Myth #10: Autism is rare.

Most current estimates say that about one in a 54 children are diagnosed with autism. Autism is growing at alarming rates. Nearly everyone knows, or knows of a person with autism!

Myth #11: Nutrition, by itself, can cure autism.

Families have made tremendous strides utilizing the casein-free, gluten-free diet and other nutritional programs. Kids with autism tend to have digestive problems too, but nutrition is only one part of the puzzle.

Myth #12: Teaching social skills will develop social relationships.

Making friends can be tough for anyone, yet more difficult for people with developmental disorders. Kids and adults with autism do make friends, and we will discuss friendships for your child later in the book.

Myth #13: People with autism are dangerous.

Most outbursts are due to pain, lack of communication, frustration or sensory overload. This is not a dangerous population.

Myth #14: People with autism do not smile.

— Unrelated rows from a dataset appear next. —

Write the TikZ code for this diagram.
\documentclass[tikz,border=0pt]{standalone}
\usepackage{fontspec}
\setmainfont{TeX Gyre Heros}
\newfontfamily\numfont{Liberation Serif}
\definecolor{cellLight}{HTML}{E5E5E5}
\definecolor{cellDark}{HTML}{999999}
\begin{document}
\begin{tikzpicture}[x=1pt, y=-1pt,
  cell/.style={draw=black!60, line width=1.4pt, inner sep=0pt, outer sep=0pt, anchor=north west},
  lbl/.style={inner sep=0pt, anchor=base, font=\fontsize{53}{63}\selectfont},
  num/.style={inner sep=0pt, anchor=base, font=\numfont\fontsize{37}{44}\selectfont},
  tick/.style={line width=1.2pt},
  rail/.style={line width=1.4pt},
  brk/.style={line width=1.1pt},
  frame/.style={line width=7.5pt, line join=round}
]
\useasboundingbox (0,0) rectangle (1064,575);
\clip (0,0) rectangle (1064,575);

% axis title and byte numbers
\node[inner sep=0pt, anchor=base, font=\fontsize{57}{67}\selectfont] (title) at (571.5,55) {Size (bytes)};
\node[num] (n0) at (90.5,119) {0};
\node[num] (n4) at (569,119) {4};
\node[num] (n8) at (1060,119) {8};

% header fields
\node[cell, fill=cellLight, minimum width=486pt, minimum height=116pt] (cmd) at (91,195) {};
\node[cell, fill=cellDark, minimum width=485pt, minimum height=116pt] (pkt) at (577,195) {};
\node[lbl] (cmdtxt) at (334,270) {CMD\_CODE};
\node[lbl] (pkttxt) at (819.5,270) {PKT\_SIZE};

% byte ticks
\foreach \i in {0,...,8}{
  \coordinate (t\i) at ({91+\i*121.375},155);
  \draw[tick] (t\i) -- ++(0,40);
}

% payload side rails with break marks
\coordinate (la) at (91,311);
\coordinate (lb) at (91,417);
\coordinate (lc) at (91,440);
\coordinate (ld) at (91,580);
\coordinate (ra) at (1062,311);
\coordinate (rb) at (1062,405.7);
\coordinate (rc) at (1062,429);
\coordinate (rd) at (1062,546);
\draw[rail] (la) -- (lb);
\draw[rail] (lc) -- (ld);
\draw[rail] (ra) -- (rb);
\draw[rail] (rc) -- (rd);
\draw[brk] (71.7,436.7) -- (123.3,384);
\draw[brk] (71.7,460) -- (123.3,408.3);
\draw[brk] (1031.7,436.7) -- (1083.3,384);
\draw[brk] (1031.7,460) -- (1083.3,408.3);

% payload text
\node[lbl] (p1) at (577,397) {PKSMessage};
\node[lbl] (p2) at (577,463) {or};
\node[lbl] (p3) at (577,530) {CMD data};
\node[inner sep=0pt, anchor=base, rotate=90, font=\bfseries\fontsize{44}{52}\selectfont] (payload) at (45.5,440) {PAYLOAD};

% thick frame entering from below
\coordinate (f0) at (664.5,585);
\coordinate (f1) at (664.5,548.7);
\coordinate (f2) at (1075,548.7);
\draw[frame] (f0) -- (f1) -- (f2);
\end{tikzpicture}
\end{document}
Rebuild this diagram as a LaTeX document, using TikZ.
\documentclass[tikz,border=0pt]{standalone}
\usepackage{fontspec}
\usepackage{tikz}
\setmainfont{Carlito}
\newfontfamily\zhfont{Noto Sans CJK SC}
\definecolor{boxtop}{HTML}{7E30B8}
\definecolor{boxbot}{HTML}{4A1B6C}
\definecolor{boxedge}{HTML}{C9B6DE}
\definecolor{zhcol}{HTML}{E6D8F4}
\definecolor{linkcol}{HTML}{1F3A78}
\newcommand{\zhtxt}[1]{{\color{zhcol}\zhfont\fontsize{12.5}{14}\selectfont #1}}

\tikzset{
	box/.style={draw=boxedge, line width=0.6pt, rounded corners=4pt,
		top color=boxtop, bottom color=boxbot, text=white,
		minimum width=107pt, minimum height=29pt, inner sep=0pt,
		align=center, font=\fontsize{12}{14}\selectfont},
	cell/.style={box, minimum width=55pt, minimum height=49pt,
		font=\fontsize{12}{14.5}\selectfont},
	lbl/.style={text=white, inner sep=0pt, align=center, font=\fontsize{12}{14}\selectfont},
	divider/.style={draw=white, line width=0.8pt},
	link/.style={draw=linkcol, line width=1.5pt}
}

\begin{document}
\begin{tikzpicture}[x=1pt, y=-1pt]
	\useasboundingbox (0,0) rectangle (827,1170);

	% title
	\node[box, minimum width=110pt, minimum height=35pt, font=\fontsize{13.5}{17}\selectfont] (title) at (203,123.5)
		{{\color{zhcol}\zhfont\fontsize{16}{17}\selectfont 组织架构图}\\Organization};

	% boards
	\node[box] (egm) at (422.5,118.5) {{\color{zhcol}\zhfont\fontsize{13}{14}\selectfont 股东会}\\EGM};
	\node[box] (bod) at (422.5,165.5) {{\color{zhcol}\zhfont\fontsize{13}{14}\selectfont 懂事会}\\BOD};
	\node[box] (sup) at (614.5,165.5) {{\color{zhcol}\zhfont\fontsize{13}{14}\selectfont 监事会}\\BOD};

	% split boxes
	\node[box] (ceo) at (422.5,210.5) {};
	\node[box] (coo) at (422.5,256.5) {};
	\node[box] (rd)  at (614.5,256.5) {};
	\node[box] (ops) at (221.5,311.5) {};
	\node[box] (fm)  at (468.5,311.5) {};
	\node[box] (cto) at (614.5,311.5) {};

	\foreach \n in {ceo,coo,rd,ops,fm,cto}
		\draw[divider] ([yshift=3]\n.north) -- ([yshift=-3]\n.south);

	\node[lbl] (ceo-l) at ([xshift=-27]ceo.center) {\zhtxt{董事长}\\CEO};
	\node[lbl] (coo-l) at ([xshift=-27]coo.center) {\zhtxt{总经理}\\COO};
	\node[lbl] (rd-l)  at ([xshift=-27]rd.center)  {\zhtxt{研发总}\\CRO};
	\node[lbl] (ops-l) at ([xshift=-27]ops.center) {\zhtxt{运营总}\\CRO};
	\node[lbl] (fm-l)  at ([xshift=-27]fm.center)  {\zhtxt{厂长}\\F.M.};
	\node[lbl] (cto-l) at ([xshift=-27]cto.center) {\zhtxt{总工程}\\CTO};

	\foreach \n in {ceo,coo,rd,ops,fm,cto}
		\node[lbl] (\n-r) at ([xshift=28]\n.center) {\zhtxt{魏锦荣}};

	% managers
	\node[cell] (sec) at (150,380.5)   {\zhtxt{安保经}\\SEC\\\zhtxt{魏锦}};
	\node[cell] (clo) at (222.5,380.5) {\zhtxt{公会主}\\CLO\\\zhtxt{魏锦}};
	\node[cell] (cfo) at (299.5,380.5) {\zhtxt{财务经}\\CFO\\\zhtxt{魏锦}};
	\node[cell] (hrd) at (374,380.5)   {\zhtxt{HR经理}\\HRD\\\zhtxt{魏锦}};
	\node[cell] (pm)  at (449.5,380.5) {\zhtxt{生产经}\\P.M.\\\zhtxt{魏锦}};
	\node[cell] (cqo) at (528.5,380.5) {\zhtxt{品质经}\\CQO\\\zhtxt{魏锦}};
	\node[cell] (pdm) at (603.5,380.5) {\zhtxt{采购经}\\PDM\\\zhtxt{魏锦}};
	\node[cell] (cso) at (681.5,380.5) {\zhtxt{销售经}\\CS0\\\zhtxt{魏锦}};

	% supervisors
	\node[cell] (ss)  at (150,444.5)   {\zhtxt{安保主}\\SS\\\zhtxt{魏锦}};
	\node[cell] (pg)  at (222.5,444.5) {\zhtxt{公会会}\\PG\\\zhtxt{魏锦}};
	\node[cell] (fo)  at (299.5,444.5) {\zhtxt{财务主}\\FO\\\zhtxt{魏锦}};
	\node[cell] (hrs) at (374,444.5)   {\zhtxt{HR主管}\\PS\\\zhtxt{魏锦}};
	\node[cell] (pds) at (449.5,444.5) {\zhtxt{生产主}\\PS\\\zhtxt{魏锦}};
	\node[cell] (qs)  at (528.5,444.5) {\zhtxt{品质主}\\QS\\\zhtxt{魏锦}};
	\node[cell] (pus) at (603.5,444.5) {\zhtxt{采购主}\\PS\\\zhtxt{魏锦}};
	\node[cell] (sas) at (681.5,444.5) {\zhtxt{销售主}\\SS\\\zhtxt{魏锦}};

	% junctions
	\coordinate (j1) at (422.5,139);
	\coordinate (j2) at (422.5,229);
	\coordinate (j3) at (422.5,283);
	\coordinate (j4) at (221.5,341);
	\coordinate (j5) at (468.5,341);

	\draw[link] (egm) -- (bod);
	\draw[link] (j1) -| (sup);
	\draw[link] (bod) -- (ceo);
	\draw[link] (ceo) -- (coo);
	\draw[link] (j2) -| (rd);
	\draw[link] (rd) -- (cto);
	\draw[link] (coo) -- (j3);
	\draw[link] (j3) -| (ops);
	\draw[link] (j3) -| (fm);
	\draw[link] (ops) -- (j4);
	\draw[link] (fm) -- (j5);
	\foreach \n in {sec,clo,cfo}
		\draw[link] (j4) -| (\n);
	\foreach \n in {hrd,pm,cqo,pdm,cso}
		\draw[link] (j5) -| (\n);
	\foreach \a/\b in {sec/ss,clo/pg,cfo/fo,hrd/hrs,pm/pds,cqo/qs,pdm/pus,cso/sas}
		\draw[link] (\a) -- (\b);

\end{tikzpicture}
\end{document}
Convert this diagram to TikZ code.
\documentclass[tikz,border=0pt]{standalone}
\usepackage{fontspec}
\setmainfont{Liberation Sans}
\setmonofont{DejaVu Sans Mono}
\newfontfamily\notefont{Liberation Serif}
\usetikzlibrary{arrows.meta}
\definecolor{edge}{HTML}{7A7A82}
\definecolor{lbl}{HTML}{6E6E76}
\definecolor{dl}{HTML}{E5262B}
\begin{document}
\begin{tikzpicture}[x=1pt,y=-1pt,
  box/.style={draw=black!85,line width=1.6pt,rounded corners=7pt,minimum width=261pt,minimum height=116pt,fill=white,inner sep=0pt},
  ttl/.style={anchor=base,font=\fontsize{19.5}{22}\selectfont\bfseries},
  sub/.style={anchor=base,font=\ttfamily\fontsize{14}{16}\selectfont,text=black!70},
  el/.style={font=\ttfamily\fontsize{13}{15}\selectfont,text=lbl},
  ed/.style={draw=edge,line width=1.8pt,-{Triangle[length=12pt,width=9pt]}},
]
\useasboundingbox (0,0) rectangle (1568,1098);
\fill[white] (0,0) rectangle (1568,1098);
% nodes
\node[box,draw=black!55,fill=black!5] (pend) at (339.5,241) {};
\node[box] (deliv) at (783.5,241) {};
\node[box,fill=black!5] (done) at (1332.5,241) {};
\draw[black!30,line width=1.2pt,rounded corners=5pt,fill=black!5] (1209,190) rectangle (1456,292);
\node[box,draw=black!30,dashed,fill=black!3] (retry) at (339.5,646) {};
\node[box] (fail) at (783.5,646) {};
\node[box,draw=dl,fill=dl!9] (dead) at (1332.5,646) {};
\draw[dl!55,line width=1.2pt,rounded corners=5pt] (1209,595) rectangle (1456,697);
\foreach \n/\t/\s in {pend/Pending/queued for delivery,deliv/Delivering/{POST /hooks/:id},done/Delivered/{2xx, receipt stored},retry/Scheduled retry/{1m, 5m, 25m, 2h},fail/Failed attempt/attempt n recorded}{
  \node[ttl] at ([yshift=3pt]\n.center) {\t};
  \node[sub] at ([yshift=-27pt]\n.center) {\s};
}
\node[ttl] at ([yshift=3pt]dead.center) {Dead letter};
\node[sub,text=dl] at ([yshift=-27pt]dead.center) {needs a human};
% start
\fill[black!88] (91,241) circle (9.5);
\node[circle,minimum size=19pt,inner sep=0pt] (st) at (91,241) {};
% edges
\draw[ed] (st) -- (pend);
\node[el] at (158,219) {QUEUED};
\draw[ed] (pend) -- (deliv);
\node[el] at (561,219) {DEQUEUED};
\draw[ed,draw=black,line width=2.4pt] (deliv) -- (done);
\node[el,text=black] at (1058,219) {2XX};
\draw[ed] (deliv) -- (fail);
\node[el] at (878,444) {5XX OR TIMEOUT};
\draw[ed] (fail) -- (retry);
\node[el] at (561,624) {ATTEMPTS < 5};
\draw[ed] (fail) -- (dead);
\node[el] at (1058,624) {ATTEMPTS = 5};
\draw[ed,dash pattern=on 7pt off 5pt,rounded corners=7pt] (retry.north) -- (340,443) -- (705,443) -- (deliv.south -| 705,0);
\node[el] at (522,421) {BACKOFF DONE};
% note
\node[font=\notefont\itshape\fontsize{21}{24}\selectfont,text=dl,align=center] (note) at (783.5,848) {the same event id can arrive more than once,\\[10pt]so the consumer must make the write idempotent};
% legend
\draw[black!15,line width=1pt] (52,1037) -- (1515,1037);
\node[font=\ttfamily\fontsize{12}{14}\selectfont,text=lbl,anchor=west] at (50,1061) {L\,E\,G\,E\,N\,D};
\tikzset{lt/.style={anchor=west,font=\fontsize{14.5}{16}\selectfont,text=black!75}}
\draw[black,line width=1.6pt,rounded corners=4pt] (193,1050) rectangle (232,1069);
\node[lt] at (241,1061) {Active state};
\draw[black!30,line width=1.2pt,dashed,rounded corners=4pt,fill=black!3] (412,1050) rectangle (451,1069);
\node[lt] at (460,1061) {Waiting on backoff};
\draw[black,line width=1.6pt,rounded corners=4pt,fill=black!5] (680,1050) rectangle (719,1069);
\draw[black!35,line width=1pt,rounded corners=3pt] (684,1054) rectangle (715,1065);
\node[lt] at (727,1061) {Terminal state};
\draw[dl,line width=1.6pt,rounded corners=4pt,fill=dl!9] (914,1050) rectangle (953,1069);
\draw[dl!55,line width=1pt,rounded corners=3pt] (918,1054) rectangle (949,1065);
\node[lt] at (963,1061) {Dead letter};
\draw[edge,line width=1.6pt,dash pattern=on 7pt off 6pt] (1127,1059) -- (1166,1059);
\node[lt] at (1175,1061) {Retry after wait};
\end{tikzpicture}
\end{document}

The look on many children's face when we take them to buy videos is one big smile!

Myth #15: People with autism will outgrow it.

Not true! Your child may appear to "normalize," but will always have autism.

Myth #16: People with autism don't want friends.

Not true! Ask your child.

Myth #17: People with autism cannot conceptualize.

Not true! Again, watch and ask your child.

Myth #18: People with autism do not have passion, energy, or emotion.

Not true! Kids with autism can be emotional, passionate and energetic!